* [WHAT IS REQUIRED]: Report how many lines in the records hold the string "picture"; give the number and nothing else.

* [ENTRIES SHOWN]:
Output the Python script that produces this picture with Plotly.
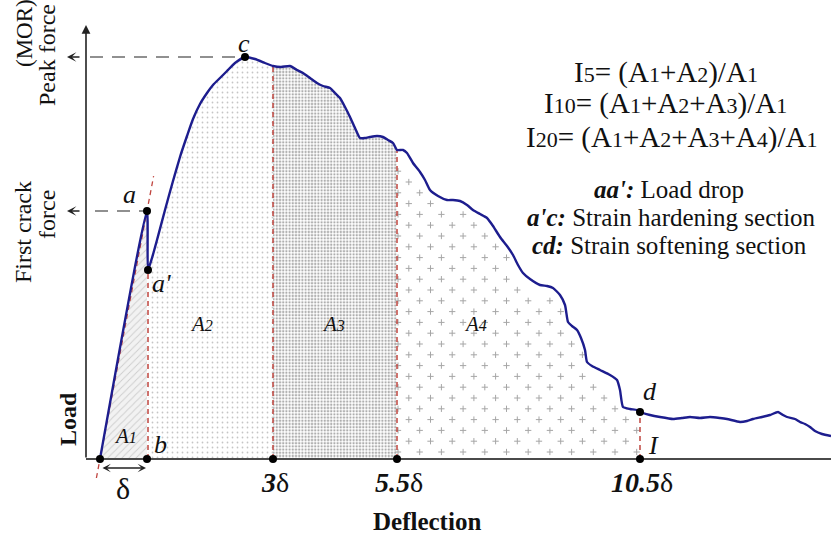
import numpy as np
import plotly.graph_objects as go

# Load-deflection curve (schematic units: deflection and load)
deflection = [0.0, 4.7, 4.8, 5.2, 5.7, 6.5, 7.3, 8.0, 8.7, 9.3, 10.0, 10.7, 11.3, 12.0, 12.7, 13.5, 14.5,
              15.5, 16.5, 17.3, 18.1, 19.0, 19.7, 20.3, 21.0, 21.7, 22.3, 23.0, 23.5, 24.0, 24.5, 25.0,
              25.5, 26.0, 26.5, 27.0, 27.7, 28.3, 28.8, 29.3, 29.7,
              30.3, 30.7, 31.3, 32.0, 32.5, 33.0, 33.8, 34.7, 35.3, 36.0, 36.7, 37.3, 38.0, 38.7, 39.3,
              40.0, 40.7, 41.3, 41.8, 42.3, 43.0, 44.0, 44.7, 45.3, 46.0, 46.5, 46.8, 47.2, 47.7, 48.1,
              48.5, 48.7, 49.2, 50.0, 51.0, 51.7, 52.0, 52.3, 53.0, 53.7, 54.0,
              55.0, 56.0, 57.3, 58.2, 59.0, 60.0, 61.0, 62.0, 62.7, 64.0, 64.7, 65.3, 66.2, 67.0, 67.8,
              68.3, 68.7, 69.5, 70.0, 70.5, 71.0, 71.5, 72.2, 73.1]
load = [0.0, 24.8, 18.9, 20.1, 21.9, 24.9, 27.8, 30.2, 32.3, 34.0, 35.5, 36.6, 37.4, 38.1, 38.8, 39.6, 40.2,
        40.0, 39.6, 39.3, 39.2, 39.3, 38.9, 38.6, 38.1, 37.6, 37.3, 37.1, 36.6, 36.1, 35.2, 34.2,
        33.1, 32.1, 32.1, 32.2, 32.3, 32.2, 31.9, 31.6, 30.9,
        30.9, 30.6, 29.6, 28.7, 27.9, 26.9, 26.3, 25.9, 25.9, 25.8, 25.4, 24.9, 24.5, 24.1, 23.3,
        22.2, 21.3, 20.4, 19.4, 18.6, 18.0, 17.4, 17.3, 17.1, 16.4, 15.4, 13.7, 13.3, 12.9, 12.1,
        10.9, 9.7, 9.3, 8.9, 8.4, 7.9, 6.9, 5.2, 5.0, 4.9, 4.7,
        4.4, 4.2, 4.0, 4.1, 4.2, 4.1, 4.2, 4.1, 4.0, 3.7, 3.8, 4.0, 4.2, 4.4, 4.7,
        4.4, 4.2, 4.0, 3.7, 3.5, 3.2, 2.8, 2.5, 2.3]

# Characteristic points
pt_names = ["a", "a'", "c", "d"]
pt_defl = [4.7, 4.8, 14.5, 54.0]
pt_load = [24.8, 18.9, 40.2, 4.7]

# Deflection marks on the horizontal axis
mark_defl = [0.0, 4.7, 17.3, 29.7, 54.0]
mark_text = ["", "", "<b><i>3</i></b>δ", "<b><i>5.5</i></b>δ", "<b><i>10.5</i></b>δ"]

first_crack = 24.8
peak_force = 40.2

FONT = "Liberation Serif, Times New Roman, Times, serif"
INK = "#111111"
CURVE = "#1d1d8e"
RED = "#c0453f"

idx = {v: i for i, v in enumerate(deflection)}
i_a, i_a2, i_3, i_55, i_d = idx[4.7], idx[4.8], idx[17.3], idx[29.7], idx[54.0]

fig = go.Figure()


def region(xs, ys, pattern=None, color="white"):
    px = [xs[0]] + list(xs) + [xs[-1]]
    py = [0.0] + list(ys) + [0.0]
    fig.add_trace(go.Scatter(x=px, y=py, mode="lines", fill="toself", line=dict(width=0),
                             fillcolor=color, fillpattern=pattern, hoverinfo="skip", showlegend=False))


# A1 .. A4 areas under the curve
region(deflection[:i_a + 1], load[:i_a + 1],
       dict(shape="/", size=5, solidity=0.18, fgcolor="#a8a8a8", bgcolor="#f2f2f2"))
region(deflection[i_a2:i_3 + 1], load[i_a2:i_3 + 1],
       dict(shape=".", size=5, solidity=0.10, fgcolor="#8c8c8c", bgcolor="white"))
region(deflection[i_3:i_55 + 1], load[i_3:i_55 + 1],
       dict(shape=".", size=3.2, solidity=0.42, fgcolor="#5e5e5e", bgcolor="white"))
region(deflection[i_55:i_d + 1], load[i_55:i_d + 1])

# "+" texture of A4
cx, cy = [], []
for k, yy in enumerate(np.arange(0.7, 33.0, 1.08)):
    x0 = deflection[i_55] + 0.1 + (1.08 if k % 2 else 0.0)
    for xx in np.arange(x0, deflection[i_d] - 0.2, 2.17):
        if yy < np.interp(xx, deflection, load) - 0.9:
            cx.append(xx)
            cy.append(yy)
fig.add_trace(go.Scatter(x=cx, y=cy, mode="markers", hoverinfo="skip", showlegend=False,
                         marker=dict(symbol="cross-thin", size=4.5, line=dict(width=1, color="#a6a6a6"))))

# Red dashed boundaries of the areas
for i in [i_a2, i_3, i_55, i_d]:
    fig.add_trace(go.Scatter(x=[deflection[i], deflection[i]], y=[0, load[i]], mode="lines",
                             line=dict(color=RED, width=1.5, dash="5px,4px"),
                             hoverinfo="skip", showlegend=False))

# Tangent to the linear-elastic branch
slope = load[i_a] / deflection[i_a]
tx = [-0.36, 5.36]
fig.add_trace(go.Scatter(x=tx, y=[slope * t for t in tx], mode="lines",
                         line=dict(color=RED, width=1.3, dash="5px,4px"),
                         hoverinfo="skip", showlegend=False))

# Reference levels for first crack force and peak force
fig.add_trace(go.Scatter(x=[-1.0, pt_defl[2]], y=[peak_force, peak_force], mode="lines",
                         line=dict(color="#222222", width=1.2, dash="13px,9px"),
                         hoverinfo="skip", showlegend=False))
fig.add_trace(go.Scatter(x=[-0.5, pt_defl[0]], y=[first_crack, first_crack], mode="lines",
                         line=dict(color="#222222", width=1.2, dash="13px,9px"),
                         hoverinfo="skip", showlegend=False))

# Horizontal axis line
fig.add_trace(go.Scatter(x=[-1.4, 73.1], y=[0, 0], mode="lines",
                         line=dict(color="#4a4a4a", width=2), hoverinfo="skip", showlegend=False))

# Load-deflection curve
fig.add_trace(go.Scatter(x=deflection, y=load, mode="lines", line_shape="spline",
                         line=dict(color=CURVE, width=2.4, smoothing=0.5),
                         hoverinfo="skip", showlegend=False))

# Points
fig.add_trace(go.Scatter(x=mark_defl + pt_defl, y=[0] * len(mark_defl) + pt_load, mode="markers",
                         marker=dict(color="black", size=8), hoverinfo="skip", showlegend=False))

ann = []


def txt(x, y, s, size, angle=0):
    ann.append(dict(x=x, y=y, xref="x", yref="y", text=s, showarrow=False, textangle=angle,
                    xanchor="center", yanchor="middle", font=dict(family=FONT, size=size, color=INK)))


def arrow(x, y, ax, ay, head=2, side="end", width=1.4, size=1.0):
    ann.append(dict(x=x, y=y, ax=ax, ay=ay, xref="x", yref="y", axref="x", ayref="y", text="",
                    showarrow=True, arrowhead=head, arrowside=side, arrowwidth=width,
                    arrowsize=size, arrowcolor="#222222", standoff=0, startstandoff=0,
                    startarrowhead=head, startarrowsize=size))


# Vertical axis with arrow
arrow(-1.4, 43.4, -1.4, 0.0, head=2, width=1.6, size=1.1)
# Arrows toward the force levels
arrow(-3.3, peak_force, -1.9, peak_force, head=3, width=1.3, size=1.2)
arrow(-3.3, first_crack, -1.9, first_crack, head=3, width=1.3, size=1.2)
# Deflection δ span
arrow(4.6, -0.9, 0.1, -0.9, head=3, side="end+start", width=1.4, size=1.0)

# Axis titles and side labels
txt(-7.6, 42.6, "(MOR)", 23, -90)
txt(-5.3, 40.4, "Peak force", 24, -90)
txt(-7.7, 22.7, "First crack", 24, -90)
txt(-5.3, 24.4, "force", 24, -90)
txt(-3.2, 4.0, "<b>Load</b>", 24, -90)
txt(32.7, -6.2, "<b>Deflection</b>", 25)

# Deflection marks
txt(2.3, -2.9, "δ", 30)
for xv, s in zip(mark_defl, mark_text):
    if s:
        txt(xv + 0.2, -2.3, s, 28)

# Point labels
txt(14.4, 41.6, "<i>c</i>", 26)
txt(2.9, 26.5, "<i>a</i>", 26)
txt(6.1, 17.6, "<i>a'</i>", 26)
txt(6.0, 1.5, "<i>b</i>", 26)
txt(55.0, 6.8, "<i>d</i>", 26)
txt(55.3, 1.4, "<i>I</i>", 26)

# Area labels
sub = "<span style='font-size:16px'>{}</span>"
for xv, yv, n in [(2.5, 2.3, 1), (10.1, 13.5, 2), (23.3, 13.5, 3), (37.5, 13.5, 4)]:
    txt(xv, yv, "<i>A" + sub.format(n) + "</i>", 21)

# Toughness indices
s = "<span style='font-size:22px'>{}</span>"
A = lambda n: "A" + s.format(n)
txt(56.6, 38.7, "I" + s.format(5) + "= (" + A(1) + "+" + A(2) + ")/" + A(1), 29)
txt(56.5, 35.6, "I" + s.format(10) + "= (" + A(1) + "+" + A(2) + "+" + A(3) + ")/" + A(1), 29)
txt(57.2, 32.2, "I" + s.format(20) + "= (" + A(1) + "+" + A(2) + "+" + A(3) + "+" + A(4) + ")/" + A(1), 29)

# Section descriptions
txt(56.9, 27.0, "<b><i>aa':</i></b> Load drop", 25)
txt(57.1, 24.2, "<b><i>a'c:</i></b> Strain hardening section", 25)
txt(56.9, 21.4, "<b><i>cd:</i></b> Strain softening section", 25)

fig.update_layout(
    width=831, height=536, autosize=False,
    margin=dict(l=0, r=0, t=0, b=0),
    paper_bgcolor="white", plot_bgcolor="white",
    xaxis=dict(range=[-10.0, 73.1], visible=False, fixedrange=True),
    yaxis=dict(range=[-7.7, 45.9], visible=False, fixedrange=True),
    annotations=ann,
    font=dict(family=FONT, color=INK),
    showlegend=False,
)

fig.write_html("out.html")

---

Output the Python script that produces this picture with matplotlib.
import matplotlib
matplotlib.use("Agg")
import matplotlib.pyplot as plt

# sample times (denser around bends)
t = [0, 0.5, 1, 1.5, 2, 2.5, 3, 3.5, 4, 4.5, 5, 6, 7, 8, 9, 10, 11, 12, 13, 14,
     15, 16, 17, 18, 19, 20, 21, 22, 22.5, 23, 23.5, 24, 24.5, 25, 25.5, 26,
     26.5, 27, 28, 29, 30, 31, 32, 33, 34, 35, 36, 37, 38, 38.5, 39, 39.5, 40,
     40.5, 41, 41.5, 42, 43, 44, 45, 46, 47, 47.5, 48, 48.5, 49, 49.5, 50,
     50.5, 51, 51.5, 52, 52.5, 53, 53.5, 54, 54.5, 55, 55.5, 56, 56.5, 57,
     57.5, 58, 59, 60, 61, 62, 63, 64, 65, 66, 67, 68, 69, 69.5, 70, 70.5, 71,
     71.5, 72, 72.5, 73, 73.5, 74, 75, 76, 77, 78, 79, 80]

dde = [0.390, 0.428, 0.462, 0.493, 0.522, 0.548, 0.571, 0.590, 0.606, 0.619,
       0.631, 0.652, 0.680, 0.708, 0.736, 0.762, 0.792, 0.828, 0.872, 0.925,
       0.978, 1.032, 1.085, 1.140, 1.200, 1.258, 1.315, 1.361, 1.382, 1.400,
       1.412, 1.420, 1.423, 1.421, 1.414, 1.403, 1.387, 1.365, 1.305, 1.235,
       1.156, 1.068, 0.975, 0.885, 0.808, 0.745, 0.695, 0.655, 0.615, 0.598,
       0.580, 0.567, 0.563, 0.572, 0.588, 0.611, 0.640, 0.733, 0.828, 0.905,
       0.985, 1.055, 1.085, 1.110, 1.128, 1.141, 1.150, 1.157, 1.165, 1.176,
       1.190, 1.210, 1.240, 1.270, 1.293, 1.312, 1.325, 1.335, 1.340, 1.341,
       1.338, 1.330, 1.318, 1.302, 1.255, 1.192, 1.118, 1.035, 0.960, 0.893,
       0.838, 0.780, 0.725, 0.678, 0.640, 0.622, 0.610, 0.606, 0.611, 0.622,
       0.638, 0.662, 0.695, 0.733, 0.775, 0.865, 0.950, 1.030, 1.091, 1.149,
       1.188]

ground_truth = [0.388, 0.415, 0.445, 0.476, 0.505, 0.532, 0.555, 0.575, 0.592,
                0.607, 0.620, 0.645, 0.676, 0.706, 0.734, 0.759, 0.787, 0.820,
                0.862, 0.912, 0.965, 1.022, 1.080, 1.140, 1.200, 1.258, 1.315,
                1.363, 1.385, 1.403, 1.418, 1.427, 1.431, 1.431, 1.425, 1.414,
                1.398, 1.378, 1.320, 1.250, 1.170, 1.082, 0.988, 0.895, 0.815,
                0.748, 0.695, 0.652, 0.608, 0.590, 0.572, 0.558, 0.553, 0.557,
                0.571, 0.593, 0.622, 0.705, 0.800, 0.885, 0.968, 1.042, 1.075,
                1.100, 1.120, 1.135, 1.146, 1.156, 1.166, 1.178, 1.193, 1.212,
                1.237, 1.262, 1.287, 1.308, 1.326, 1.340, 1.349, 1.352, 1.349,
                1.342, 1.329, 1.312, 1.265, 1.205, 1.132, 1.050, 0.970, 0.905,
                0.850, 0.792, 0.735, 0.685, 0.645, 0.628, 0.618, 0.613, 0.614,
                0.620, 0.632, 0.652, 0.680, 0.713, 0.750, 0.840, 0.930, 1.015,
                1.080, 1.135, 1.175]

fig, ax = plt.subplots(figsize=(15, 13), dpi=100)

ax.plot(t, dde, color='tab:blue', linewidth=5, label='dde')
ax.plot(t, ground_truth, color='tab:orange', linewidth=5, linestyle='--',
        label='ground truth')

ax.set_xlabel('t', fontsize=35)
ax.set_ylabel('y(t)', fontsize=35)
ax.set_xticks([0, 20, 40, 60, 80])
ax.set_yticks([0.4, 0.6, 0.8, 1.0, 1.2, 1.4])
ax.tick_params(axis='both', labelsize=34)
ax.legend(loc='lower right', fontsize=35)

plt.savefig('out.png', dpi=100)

* [FINAL RESULT]: 2